Carlos III abandonó, paralelamente, la política exterior neutralista de Fernando VI, política que había favorecido precisamente el despliegue naval de Inglaterra en el Atlántico, una verdadera amenaza para los territorios coloniales españoles. España renovó la política de alianza con Francia (Tercer Pacto de Familia, 1761), a la que se unió tanto en la guerra de los Siete Años (1756-1763) como en la guerra de Independencia de los Estados Unidos, en la que Francia y España apoyaron a las colonias sublevadas: España hizo de la contención del poder naval de Inglaterra —en el Atlántico y en América— la clave de su política exterior. Los resultados fueron desiguales. En 1762, en el curso de la guerra de los Siete Años, España perdió La Habana y Manila ante los ingleses, dos formidables derrotas que pusieron de manifiesto la vulnerabilidad española en ultramar. Las recuperó, y además ganó Luisiana, en la paz de París de febrero de 1763 que puso fin al conflicto, pero perdió Florida y no pudo recuperar ni Menorca ni Gibraltar, dos de sus grandes aspiraciones, y sus objetivos fundamentales en aquella guerra.

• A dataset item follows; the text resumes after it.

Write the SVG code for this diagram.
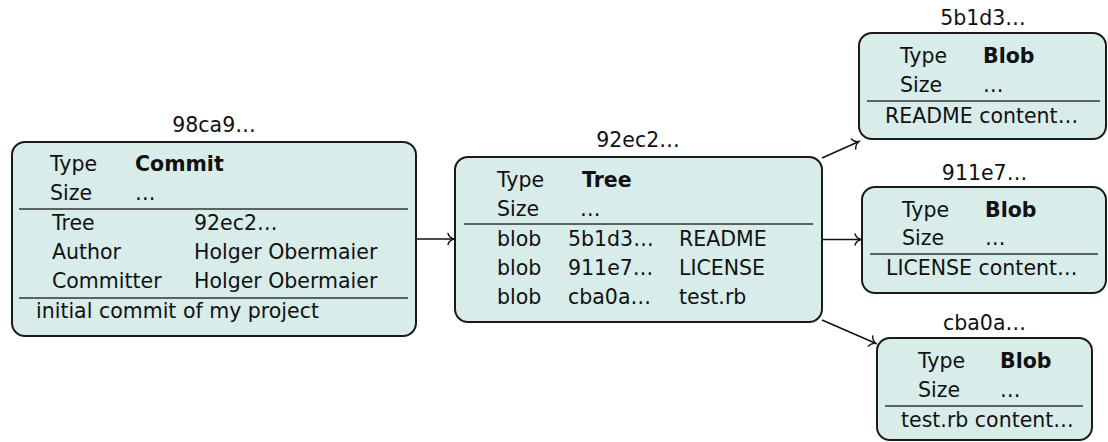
<svg xmlns="http://www.w3.org/2000/svg" width="1108" height="442" viewBox="0 0 1108 442">
<style>
.box{fill:#d8ecea;stroke:#1a1a1a;stroke-width:2}
.sep{stroke:#333;stroke-width:1.3}
text{font-family:"DejaVu Sans",sans-serif;font-size:20.5px;fill:#111}
.b{font-weight:bold}
.t{text-anchor:middle}
.conn{stroke:#111;stroke-width:1.5;fill:none;marker-end:url(#tip)}
</style>
<defs>
<marker id="tip" markerUnits="userSpaceOnUse" viewBox="-8 -7 10 14" refX="0" refY="0" markerWidth="10" markerHeight="14" orient="auto" overflow="visible">
<path d="M-6,-5.5 C-5,-2.5 -2.2,-0.6 0,0 C-2.2,0.6 -5,2.5 -6,5.5" fill="none" stroke="#111" stroke-width="1.4" stroke-linecap="round"/>
</marker>
</defs>
<g id="connectors">
<line class="conn" x1="416" y1="239" x2="454" y2="239"/>
<line class="conn" x1="822" y1="158" x2="859" y2="141.5"/>
<line class="conn" x1="822" y1="239.5" x2="861" y2="239.5"/>
<line class="conn" x1="822" y1="320" x2="876" y2="343.5"/>
</g>
<g id="commit">
<text class="t" x="214" y="132">98ca9…</text>
<rect class="box" x="12" y="142" width="404" height="194" rx="13"/>
<text x="50" y="171">Type</text><text class="b" x="135" y="171">Commit</text>
<text x="50" y="200">Size</text><text x="135" y="200">…</text>
<line class="sep" x1="19" y1="209" x2="408" y2="209"/>
<text x="52" y="230">Tree</text><text x="194" y="230">92ec2…</text>
<text x="52" y="259">Author</text><text x="194" y="259">Holger Obermaier</text>
<text x="52" y="288">Committer</text><text x="194" y="288">Holger Obermaier</text>
<line class="sep" x1="19" y1="298" x2="408" y2="298"/>
<text x="36" y="318">initial commit of my project</text>
</g>
<g id="tree">
<text class="t" x="638" y="147">92ec2…</text>
<rect class="box" x="455" y="157" width="367" height="165" rx="13"/>
<text x="497" y="187">Type</text><text class="b" x="582" y="187">Tree</text>
<text x="497" y="216">Size</text><text x="580" y="216">…</text>
<line class="sep" x1="464" y1="224" x2="813" y2="224"/>
<text x="497" y="246">blob</text><text x="568" y="246">5b1d3…</text><text x="679" y="246">README</text>
<text x="497" y="275">blob</text><text x="568" y="275">911e7…</text><text x="679" y="275">LICENSE</text>
<text x="497" y="304">blob</text><text x="568" y="304">cba0a…</text><text x="679" y="304">test.rb</text>
</g>
<g id="blob-5b1d3">
<text class="t" x="983" y="25">5b1d3…</text>
<rect class="box" x="859" y="33" width="247" height="106" rx="13"/>
<text x="900" y="63">Type</text><text class="b" x="983" y="63">Blob</text>
<text x="900" y="92">Size</text><text x="983" y="92">…</text>
<line class="sep" x1="867" y1="101" x2="1100" y2="101"/>
<text x="885" y="123">README content…</text>
</g>
<g id="blob-911e7">
<text class="t" x="984.5" y="180">911e7…</text>
<rect class="box" x="862" y="187" width="244" height="106" rx="13"/>
<text x="902" y="217">Type</text><text class="b" x="985" y="217">Blob</text>
<text x="902" y="245">Size</text><text x="985" y="245">…</text>
<line class="sep" x1="870" y1="254" x2="1098" y2="254"/>
<text x="886" y="275">LICENSE content…</text>
</g>
<g id="blob-cba0a">
<text class="t" x="984.5" y="330">cba0a…</text>
<rect class="box" x="877" y="338" width="215" height="102" rx="13"/>
<text x="918" y="368">Type</text><text class="b" x="1000" y="368">Blob</text>
<text x="918" y="397">Size</text><text x="1000" y="397">…</text>
<line class="sep" x1="885" y1="406" x2="1083" y2="406"/>
<text x="901" y="427">test.rb content…</text>
</g>
</svg>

España perdió las Malvinas ante Inglaterra en 1771. Invadió y recuperó Menorca en 1782, ya durante la guerra contra Inglaterra derivada de la participación hispano-francesa en la guerra de Independencia estadounidense (1776-1783), pero fracasó nuevamente en Gibraltar (aunque el tratado de Versalles de 1783, que puso fin a dicha guerra, no fue negativo para España: Gran Bretaña reconoció finalmente la pérdida de Menorca y devolvió Florida).